Return, without pictures, the lines from the start of the data through the one that contains "anchor=base west] (energie)".

::::::::

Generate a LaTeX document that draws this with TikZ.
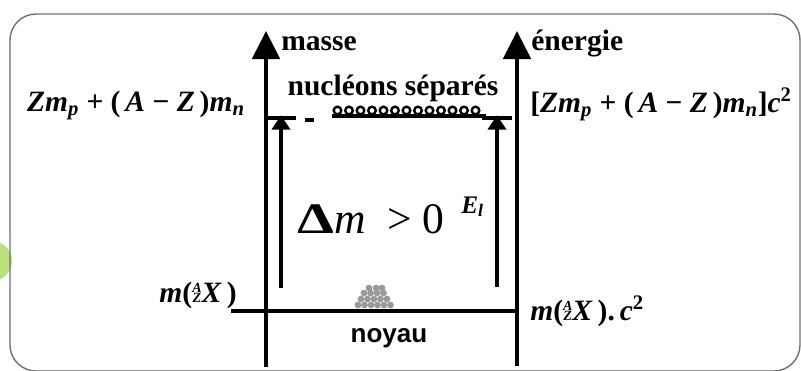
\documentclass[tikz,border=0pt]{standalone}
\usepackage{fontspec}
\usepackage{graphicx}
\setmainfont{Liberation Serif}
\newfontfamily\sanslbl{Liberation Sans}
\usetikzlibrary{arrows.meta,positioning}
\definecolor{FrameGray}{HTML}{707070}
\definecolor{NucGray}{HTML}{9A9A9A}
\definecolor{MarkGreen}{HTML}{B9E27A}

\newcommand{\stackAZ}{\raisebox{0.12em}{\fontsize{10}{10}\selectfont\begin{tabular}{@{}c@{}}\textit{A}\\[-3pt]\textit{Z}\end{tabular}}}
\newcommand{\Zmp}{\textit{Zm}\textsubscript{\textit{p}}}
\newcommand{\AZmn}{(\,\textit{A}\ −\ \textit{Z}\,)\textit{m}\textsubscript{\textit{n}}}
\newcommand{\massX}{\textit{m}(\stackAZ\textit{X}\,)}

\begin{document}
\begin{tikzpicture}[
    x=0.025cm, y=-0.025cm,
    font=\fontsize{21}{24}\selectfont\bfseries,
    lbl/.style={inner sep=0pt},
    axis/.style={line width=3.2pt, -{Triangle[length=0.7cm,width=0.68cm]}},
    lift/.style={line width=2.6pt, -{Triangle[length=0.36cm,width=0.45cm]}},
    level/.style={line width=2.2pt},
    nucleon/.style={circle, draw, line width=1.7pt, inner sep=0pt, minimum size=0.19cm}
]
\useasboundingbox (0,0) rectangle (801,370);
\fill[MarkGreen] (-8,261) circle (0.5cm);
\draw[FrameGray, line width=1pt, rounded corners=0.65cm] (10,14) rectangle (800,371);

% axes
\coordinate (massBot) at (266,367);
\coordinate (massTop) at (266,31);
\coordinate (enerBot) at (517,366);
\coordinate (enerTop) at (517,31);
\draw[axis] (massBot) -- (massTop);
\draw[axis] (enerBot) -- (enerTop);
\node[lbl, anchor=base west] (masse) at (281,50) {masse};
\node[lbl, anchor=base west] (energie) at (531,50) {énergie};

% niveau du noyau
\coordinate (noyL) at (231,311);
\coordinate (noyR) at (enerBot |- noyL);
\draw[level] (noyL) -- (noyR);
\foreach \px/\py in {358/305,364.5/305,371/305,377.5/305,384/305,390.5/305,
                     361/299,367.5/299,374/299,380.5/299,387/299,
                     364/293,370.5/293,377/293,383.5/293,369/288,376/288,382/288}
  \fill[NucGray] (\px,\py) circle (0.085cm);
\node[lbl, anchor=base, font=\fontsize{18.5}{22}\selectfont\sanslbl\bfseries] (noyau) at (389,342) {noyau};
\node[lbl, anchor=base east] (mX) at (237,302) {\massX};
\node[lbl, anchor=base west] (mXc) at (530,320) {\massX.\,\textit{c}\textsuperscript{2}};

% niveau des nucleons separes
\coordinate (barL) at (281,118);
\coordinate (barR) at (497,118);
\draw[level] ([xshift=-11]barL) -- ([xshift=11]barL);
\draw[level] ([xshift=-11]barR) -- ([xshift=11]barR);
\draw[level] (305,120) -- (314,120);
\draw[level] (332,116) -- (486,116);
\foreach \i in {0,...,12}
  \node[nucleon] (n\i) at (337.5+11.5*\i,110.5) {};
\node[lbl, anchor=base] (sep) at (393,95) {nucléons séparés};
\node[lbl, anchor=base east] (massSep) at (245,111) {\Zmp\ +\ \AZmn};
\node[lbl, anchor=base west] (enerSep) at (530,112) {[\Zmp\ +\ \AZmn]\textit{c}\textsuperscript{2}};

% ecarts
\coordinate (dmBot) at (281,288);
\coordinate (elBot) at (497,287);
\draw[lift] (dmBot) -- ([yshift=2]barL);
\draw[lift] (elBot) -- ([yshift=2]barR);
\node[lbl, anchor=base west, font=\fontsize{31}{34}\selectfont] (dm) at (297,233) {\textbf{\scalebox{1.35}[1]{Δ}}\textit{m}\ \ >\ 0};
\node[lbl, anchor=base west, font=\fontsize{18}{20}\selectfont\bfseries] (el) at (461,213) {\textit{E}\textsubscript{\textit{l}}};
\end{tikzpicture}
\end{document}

::::::::

### FINAL ANSWER
Generate a LaTeX document that draws this with TikZ.
\documentclass[tikz,border=0pt]{standalone}
\usepackage{fontspec}
\usepackage{graphicx}
\setmainfont{Liberation Serif}
\newfontfamily\sanslbl{Liberation Sans}
\usetikzlibrary{arrows.meta,positioning}
\definecolor{FrameGray}{HTML}{707070}
\definecolor{NucGray}{HTML}{9A9A9A}
\definecolor{MarkGreen}{HTML}{B9E27A}

\newcommand{\stackAZ}{\raisebox{0.12em}{\fontsize{10}{10}\selectfont\begin{tabular}{@{}c@{}}\textit{A}\\[-3pt]\textit{Z}\end{tabular}}}
\newcommand{\Zmp}{\textit{Zm}\textsubscript{\textit{p}}}
\newcommand{\AZmn}{(\,\textit{A}\ −\ \textit{Z}\,)\textit{m}\textsubscript{\textit{n}}}
\newcommand{\massX}{\textit{m}(\stackAZ\textit{X}\,)}

\begin{document}
\begin{tikzpicture}[
    x=0.025cm, y=-0.025cm,
    font=\fontsize{21}{24}\selectfont\bfseries,
    lbl/.style={inner sep=0pt},
    axis/.style={line width=3.2pt, -{Triangle[length=0.7cm,width=0.68cm]}},
    lift/.style={line width=2.6pt, -{Triangle[length=0.36cm,width=0.45cm]}},
    level/.style={line width=2.2pt},
    nucleon/.style={circle, draw, line width=1.7pt, inner sep=0pt, minimum size=0.19cm}
]
\useasboundingbox (0,0) rectangle (801,370);
\fill[MarkGreen] (-8,261) circle (0.5cm);
\draw[FrameGray, line width=1pt, rounded corners=0.65cm] (10,14) rectangle (800,371);

% axes
\coordinate (massBot) at (266,367);
\coordinate (massTop) at (266,31);
\coordinate (enerBot) at (517,366);
\coordinate (enerTop) at (517,31);
\draw[axis] (massBot) -- (massTop);
\draw[axis] (enerBot) -- (enerTop);
\node[lbl, anchor=base west] (masse) at (281,50) {masse};
\node[lbl, anchor=base west] (energie) at (531,50) {énergie};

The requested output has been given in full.